There are many reasons why change is hard for your employees. According to many personality profiles the % of risk takers or even those who will embrace change is around 25%- 30% at most. That leaves 7 out of 10 employees who would rather not change. So what happens when business processes must change in a company?
As I have worked with many teams to help improve their performance, the reasons they have given me specifically are:
- The Fear of the Unknown. No one told them how this change would impact them.
- They find comfort in the current business process. They know what to expect each day.
- They project in their minds that the new end result will be more difficult than what they are currently doing.
As the saying goes, the Devil you know is better than the Devil you don’t.
How can managers and leaders of team get their employees to embrace change?
Take them on the journey in their mind BEFORE you begin the real journey. What do I mean? Those of you who have children will understand. When I am taking my kids on a trip what I do first is I explain to them what the journey is. I paint the picture of the excitement of our destination. What it will look like when we get there and what they will experience.
Next I tell them why we are going. This is very important because if they embrace the why of the journey, then any difficulty along the way we experience can be overcome with their commitment to the why.
Lastly I tell them how it will happen. When we will leave, how we will travel, how we will handle our time at the airport for instance and how we will spend our time along the way. The more detailed I am, the more comfort they have in knowing what is coming next. If I did not take this approach there would be no buy in for the journey.
These same initial three steps can be used with your employees when you have to implement a change in process or procedure.

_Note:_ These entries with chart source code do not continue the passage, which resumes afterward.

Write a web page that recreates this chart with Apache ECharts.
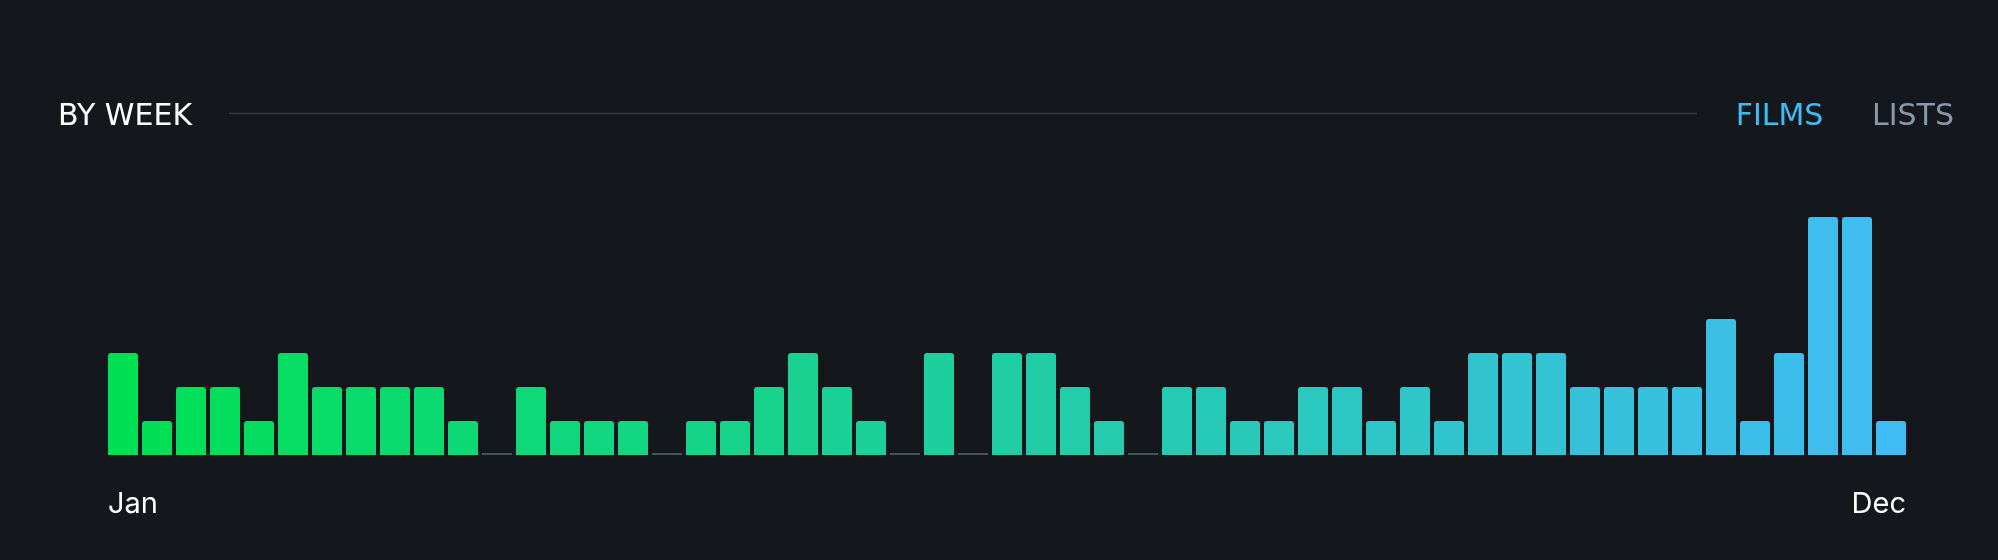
<!DOCTYPE html>
<html><head><meta charset="utf-8">
<script src="https://cdn.jsdelivr.net/npm/echarts@6/dist/echarts.min.js"></script>
<style>html,body{margin:0;padding:0;background:#14181c;overflow:hidden;} #c{width:1998px;height:560px;}</style>
</head><body><div id="c"></div>
<script>
const weeks = [1,2,3,4,5,6,7,8,9,10,11,12,13,14,15,16,17,18,19,20,21,22,23,24,25,26,27,28,29,30,31,32,33,34,35,36,37,38,39,40,41,42,43,44,45,46,47,48,49,50,51,52,53];
const filmsPerWeek = [3,1,2,2,1,3,2,2,2,2,1,0,2,1,1,1,0,1,1,2,3,2,1,0,3,0,3,3,2,1,0,2,2,1,1,2,2,1,2,1,3,3,3,2,2,2,2,4,1,3,7,7,1];
const edgeLabels = ['Jan', 'Dec'];
const sectionTitle = 'BY WEEK';
const tabLabels = ['FILMS', 'LISTS'];

const startColor = [0x00, 0xe0, 0x54];
const endColor = [0x40, 0xbc, 0xf4];
function mix(t) {
  const c = startColor.map((s, k) => Math.round(s + (endColor[k] - s) * t));
  return 'rgb(' + c.join(',') + ')';
}
const n = filmsPerWeek.length;

const chart = echarts.init(document.getElementById('c'), null, {renderer: 'canvas'});
const BAR_W = 30;
chart.setOption({
  backgroundColor: '#14181c',
  animation: false,
  grid: {left: 106, right: 90, top: 217, bottom: 105},
  xAxis: {
    type: 'category',
    data: weeks,
    boundaryGap: true,
    axisLine: {show: false},
    axisTick: {show: false},
    axisLabel: {show: false},
    splitLine: {show: false}
  },
  yAxis: {
    type: 'value',
    min: 0,
    max: 7,
    show: false,
    splitLine: {show: false}
  },
  series: [
    {
      type: 'bar',
      barWidth: BAR_W,
      data: filmsPerWeek.map((v, i) => ({
        value: v,
        itemStyle: {color: mix(i / (n - 1))}
      })),
      itemStyle: {borderRadius: [3, 3, 0, 0]}
    },
    {
      type: 'bar',
      barWidth: BAR_W,
      barGap: '-100%',
      barMinHeight: 2,
      data: filmsPerWeek.map(v => (v === 0 ? 0 : '-')),
      itemStyle: {color: '#445566'}
    }
  ]
});

const firstCenter = chart.convertToPixel({xAxisIndex: 0}, 0);
const lastCenter = chart.convertToPixel({xAxisIndex: 0}, n - 1);
const head = {fontFamily: 'DejaVu Sans', fontSize: 30, verticalAlign: 'middle'};
const axisFont = {fontFamily: 'Inter', fontSize: 29, verticalAlign: 'middle'};
chart.setOption({
  graphic: [
    {type: 'text', x: 58, y: 117.5, style: Object.assign({text: sectionTitle, fill: '#ffffff', align: 'left'}, head)},
    {type: 'line', shape: {x1: 229, y1: 113.5, x2: 1697, y2: 113.5}, style: {stroke: '#333b47', lineWidth: 1.6}},
    {type: 'text', x: 1779.5, y: 117.5, style: Object.assign({text: tabLabels[0], fill: '#40bcf4', align: 'center'}, head)},
    {type: 'text', x: 1913, y: 117.5, style: Object.assign({text: tabLabels[1], fill: '#8899aa', align: 'center'}, head)},
    {type: 'text', x: firstCenter - BAR_W / 2, y: 504, style: Object.assign({text: edgeLabels[0], fill: '#ffffff', align: 'left'}, axisFont)},
    {type: 'text', x: lastCenter + BAR_W / 2, y: 504, style: Object.assign({text: edgeLabels[1], fill: '#ffffff', align: 'right'}, axisFont)}
  ]
});
</script>
</body></html>
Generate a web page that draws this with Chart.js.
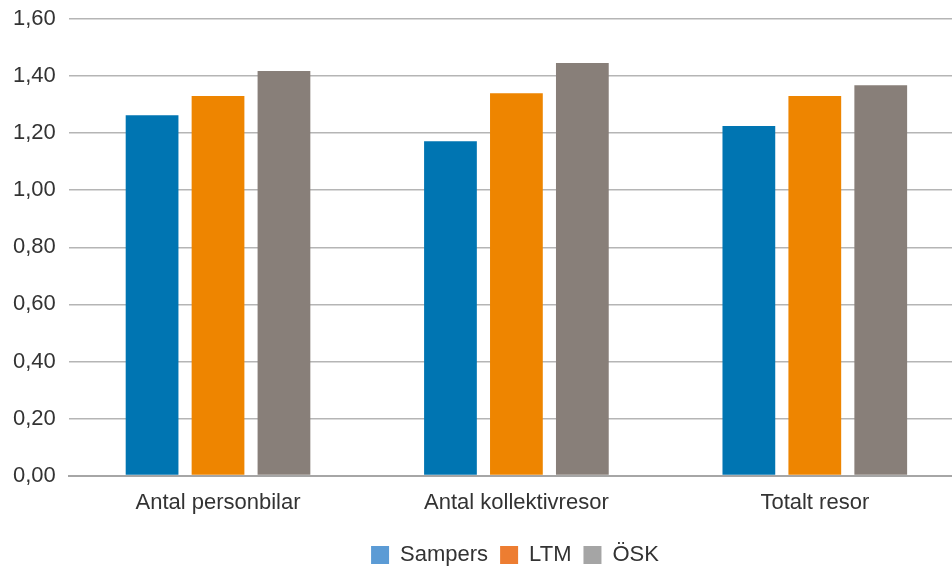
<!DOCTYPE html>
<html lang="sv">
<head>
  <meta charset="UTF-8" />
  <title>Resor per modell</title>
  <script src="https://cdn.jsdelivr.net/npm/chart.js"></script>
  <style>
    html, body {
      margin: 0;
      padding: 0;
      background: #ffffff;
      overflow: hidden;
    }
    /* the original plot runs a little past the right edge of the picture */
    #wrap {
      width: 964px;
      height: 566px;
    }
  </style>
</head>
<body>
  <div id="wrap"><canvas id="chart"></canvas></div>

  <script>
    const categories = ['Antal personbilar', 'Antal kollektivresor', 'Totalt resor'];
    const sampers = [1.263, 1.172, 1.225];
    const ltm = [1.330, 1.340, 1.330];
    const osk = [1.418, 1.446, 1.368];

    const seriesNames = ['Sampers', 'LTM', 'ÖSK'];
    const barColors = ['#0075b2', '#ee8500', '#887f79'];
    const legendColors = ['#5b9bd5', '#ed7d31', '#a5a5a5'];

    const font = "'Liberation Sans', Arial, sans-serif";

    // the legend sits a little right of the centre in the original
    const legendShift = {
      id: 'legendShift',
      afterLayout(chart) {
        const lg = chart.legend;
        if (lg) {
          lg.left += 33; lg.right += 33;
          lg.top += 2; lg.bottom += 2;
        }
      }
    };

    const ctx = document.getElementById('chart').getContext('2d');

    new Chart(ctx, {
      type: 'bar',
      data: {
        labels: categories,
        datasets: [sampers, ltm, osk].map((vals, i) => ({
          label: seriesNames[i],
          data: vals,
          backgroundColor: barColors[i],
          borderWidth: 0,
          categoryPercentage: 0.663,
          barPercentage: 0.8
        }))
      },
      options: {
        responsive: true,
        maintainAspectRatio: false,
        animation: false,
        layout: { padding: { top: 19, right: 0, left: 0, bottom: -8 } },
        scales: {
          x: {
            grid: { display: false, drawTicks: false },
            border: { display: true, color: '#a6a6a6', width: 2 },
            ticks: {
              color: '#333333',
              padding: 14,
              font: { family: font, size: 22 }
            }
          },
          y: {
            min: 0,
            max: 1.6,
            grid: { color: '#b5b5b5', lineWidth: 1.5, drawTicks: false },
            border: { display: false },
            afterFit: s => { s.paddingTop = 0; s.paddingBottom = 0; },
            ticks: {
              stepSize: 0.2,
              color: '#333333',
              padding: 13,
              font: { family: font, size: 22 },
              callback: v => v.toFixed(2).replace('.', ',')
            }
          }
        },
        plugins: {
          title: { display: false },
          tooltip: { enabled: false },
          legend: {
            position: 'bottom',
            labels: {
              color: '#333333',
              boxWidth: 18,
              boxHeight: 18,
              padding: 12,
              font: { family: font, size: 22 },
              generateLabels: chart => chart.data.datasets.map((ds, i) => ({
                text: ds.label,
                fillStyle: legendColors[i],
                strokeStyle: legendColors[i],
                lineWidth: 0,
                hidden: false,
                datasetIndex: i,
                fontColor: '#333333'
              }))
            }
          }
        }
      },
      plugins: [legendShift]
    });
  </script>
</body>
</html>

Explain what is going to change. Paint the picture of where you are, what the destination is and what the impact will be when you get there. Maybe it is a process that makes their job easier. Maybe it is upgrading the workspace. Maybe it is getting customers through the buying process quicker.
Whatever it is, you need to paint the destination as a place they will desire to get to.

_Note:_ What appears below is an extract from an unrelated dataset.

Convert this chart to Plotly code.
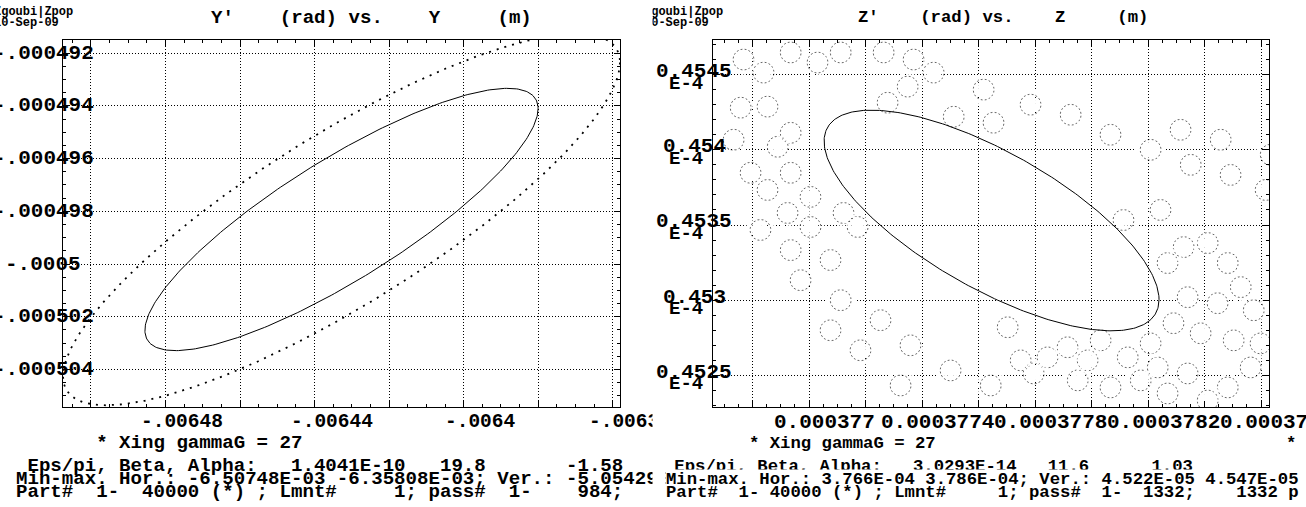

Next focus on why this has to happen. Remember that the why has to connect to the individuals taking the journey. Just because it is important to upper management is not enough. Maybe it means more customers for them to sell, thus more commissions. Maybe it is removing a stressful situation so it makes their job easier to do each day.

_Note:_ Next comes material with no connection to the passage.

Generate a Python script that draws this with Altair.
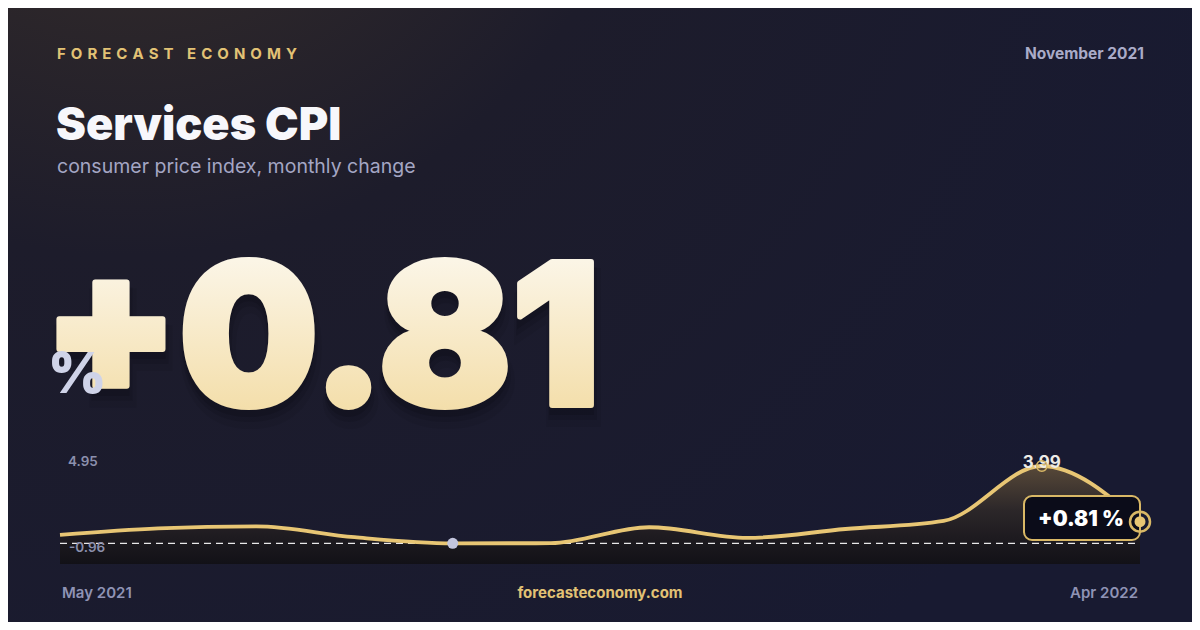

Lastly tell them how it will occur. When will this change begin? When will training take place if new skills are required? Explain every stage or step along with a timeline for completion. Explain how each of them will be impacted and their responsibility during these changes.
Giving them a very detailed structure may be counter-intuitive to some but the more details they have, the less time they spend creating situations in their minds that don’t exist.
Remember change is hard for 70% of your employees. But if you outline these first three steps correctly, then implementing any change of process will be more effective and embraced by your team.